◆ **Code that draws figures**
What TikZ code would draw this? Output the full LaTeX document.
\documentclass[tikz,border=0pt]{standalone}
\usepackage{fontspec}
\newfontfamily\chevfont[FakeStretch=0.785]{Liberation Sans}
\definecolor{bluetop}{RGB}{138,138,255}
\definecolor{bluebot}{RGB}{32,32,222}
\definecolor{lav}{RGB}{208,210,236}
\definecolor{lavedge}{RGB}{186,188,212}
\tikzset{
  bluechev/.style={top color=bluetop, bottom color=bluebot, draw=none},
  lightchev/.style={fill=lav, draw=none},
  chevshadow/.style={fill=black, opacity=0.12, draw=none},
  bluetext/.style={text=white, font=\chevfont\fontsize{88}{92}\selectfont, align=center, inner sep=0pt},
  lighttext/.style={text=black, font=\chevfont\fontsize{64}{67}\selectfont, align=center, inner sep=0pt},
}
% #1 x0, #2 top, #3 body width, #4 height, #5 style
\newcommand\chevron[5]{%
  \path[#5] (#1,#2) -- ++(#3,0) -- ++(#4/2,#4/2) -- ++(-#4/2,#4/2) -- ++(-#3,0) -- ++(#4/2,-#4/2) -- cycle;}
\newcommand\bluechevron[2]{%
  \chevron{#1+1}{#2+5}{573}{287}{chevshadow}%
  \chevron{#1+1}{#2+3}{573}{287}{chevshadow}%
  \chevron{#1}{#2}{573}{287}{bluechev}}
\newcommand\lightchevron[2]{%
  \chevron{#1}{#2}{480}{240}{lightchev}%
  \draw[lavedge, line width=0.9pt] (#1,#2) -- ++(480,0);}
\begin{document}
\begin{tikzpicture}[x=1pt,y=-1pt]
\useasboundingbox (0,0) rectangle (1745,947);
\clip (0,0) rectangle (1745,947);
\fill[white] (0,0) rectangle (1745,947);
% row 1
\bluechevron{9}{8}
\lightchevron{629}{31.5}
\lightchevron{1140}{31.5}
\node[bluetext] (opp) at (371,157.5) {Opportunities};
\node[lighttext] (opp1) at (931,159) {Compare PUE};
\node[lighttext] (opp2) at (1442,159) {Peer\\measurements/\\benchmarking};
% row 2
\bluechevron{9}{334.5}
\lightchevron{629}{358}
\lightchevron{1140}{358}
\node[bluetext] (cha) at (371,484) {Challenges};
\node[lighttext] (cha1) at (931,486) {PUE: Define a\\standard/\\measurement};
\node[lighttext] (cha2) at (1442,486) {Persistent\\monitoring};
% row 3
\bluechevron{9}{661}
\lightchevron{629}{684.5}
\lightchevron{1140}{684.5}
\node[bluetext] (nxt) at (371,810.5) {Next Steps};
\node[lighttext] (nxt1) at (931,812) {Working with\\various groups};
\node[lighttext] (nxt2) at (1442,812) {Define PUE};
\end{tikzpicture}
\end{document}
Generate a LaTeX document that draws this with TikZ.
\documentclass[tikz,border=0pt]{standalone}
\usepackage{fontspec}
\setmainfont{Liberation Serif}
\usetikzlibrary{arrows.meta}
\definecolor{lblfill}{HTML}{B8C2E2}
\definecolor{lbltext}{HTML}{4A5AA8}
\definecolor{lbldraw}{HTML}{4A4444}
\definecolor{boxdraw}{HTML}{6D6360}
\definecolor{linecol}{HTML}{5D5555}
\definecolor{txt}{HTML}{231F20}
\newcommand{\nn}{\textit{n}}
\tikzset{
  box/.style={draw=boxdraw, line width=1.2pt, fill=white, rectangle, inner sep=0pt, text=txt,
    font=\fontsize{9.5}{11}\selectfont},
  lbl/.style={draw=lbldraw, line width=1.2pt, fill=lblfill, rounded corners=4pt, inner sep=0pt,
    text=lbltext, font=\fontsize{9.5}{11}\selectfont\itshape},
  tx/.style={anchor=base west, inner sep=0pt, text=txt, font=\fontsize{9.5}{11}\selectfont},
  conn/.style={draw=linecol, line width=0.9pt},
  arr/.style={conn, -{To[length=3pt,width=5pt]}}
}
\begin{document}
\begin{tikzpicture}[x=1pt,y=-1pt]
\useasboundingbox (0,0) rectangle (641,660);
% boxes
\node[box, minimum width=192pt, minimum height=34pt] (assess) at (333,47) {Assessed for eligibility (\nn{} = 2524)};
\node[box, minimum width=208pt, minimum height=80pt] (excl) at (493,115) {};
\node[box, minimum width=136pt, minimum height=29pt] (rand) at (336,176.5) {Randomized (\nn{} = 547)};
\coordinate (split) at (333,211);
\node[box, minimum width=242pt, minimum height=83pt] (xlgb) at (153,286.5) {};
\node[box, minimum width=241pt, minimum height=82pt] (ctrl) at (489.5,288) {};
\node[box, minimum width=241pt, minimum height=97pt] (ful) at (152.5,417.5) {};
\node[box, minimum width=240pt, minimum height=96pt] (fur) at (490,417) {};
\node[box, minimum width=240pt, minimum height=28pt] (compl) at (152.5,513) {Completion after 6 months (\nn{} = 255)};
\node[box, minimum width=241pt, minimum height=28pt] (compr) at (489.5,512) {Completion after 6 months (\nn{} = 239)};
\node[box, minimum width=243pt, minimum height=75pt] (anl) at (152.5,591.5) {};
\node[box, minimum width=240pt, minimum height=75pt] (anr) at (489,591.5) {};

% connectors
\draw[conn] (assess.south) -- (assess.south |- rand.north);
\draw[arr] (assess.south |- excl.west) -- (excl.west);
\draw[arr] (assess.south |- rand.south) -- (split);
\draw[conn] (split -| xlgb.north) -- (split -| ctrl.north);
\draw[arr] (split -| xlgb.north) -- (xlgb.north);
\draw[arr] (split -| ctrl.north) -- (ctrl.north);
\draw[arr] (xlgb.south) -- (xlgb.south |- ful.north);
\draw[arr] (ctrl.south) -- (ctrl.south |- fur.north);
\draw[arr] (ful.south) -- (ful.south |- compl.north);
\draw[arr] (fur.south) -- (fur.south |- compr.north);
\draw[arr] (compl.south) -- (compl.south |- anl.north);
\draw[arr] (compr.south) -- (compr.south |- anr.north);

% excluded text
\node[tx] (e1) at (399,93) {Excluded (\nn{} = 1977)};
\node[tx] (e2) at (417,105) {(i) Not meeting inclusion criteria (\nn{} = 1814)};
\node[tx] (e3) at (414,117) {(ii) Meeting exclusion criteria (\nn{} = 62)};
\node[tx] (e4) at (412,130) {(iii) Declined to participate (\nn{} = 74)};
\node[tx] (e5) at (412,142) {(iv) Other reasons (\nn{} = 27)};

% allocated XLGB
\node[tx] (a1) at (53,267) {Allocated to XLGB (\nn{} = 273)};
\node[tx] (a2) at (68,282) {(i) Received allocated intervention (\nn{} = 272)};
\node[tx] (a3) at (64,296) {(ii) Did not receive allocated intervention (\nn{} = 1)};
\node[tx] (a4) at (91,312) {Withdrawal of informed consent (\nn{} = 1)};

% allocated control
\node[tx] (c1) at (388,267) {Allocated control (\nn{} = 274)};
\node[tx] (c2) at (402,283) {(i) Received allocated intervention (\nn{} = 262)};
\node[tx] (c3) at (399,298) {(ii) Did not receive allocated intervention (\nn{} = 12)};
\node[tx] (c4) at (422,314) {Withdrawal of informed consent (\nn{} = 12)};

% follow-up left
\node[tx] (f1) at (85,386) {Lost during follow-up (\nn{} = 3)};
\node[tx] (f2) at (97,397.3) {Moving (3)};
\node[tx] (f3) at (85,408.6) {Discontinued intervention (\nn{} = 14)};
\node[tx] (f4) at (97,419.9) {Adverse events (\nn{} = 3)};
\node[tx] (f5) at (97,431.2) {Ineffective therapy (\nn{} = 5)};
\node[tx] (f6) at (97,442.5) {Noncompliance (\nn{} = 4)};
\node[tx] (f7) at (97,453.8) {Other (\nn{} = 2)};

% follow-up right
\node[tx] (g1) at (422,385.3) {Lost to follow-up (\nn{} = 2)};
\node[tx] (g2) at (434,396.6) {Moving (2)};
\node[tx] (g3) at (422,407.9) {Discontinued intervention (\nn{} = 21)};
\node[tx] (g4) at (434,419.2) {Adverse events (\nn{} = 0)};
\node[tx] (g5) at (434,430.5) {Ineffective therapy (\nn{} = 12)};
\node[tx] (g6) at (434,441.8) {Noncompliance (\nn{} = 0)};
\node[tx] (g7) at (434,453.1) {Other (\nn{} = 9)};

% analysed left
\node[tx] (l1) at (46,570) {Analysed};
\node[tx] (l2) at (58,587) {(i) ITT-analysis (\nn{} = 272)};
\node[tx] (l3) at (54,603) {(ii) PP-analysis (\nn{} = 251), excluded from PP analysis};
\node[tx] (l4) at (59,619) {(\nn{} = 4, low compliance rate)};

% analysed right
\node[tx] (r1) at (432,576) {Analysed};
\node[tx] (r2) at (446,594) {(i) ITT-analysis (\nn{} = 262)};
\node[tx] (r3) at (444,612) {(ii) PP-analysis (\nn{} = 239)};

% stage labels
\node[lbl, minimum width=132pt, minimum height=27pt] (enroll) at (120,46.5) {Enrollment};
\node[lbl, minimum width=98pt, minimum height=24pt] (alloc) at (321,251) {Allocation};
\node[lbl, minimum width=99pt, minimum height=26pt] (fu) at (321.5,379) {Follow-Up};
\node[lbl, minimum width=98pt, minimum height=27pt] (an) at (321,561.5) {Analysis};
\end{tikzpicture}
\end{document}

◆ **STATED PROBLEM**
Review the preceding data and report every line that includes the string "LaTeX".

◆ **COMPLETED EXERCISE**
What TikZ code would draw this? Output the full LaTeX document.
Generate a LaTeX document that draws this with TikZ.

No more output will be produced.